TASK BRIEF: Read the listing and extract each line that includes the word "matplotlib".

# # # # #

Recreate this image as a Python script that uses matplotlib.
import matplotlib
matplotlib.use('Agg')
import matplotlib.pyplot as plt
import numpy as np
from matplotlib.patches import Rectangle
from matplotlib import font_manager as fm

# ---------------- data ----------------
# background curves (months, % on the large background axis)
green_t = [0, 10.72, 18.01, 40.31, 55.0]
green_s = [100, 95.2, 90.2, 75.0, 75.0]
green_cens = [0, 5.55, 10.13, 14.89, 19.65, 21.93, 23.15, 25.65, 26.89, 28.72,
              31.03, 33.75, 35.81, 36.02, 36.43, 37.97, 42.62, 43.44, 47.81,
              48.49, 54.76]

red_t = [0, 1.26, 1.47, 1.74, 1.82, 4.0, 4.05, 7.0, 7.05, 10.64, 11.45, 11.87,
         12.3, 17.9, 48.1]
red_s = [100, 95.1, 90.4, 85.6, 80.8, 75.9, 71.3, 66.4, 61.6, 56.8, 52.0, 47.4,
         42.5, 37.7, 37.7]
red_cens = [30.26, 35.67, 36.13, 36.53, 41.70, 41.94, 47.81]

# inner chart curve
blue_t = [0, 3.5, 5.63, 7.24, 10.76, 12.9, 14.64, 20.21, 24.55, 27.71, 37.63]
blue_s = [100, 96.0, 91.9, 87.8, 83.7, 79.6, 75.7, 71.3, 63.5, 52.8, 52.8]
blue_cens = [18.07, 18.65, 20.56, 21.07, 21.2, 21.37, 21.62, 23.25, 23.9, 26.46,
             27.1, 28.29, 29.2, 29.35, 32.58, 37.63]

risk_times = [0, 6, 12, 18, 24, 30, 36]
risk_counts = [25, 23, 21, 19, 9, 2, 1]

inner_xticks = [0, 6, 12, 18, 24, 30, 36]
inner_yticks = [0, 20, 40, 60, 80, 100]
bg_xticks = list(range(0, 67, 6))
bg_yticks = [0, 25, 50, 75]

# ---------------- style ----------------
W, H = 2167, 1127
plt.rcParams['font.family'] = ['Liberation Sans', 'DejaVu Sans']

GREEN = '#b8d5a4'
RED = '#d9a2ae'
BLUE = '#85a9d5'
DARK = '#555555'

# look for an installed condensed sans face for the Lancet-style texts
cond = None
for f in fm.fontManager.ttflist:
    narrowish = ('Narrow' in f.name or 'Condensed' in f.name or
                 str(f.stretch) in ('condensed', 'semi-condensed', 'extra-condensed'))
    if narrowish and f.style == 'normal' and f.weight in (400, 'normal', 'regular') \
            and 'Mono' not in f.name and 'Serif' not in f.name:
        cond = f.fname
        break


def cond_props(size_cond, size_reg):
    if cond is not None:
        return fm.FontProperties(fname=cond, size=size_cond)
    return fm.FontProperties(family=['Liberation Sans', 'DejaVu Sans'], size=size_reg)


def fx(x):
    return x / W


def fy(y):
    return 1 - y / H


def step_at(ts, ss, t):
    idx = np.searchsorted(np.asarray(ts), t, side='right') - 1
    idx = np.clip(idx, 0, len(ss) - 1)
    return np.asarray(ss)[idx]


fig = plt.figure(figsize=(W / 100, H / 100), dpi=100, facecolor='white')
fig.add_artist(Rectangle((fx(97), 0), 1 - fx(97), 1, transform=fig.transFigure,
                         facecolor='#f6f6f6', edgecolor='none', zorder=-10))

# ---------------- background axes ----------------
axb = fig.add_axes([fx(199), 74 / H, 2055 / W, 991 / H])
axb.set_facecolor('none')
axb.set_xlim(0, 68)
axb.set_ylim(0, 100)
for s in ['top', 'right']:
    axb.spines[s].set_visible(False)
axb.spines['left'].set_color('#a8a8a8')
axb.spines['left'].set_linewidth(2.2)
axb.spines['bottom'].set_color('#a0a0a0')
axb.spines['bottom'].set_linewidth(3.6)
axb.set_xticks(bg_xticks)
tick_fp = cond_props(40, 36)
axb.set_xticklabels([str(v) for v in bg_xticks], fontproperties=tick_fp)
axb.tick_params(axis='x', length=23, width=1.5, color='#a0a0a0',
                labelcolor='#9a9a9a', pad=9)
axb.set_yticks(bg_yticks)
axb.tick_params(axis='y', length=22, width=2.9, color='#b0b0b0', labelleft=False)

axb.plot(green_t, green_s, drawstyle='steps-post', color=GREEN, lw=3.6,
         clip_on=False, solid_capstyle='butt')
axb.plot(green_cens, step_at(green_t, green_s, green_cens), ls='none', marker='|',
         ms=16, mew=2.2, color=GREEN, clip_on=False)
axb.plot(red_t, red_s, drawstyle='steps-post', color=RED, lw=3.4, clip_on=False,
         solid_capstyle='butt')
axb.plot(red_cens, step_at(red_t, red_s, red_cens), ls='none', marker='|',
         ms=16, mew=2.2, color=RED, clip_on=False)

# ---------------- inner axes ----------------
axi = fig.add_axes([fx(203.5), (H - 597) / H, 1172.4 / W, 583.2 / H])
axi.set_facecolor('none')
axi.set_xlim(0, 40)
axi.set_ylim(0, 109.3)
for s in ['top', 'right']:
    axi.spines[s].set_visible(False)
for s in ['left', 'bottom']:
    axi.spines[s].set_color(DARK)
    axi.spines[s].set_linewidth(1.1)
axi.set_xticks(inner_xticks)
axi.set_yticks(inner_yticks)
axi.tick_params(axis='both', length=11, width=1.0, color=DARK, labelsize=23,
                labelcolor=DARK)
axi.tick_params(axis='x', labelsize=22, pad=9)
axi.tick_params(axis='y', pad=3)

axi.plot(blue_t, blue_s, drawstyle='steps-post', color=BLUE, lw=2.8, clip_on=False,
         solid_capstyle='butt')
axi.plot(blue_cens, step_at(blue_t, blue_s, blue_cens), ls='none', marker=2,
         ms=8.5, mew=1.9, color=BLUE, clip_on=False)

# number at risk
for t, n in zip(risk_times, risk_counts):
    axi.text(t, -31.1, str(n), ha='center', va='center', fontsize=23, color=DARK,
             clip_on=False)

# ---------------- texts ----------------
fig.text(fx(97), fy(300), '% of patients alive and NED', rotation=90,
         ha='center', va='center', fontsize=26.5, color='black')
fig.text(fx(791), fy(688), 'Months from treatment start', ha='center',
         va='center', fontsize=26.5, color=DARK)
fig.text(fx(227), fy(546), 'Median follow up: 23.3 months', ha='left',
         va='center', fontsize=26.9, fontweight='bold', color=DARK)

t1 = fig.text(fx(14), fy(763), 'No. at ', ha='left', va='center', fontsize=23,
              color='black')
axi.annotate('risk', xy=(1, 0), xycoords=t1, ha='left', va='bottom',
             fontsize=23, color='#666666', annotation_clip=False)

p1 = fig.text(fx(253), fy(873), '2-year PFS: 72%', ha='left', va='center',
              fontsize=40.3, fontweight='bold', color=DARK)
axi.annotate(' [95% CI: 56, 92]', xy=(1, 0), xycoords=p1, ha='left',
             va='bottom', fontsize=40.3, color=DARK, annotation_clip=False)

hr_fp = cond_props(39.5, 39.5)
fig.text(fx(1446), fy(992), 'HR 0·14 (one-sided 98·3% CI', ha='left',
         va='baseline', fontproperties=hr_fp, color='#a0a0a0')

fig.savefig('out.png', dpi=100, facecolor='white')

# # # # #

EXPECTED ANSWER:
Recreate this image as a Python script that uses matplotlib.
import matplotlib
matplotlib.use('Agg')
import matplotlib.pyplot as plt
from matplotlib.patches import Rectangle
from matplotlib import font_manager as fm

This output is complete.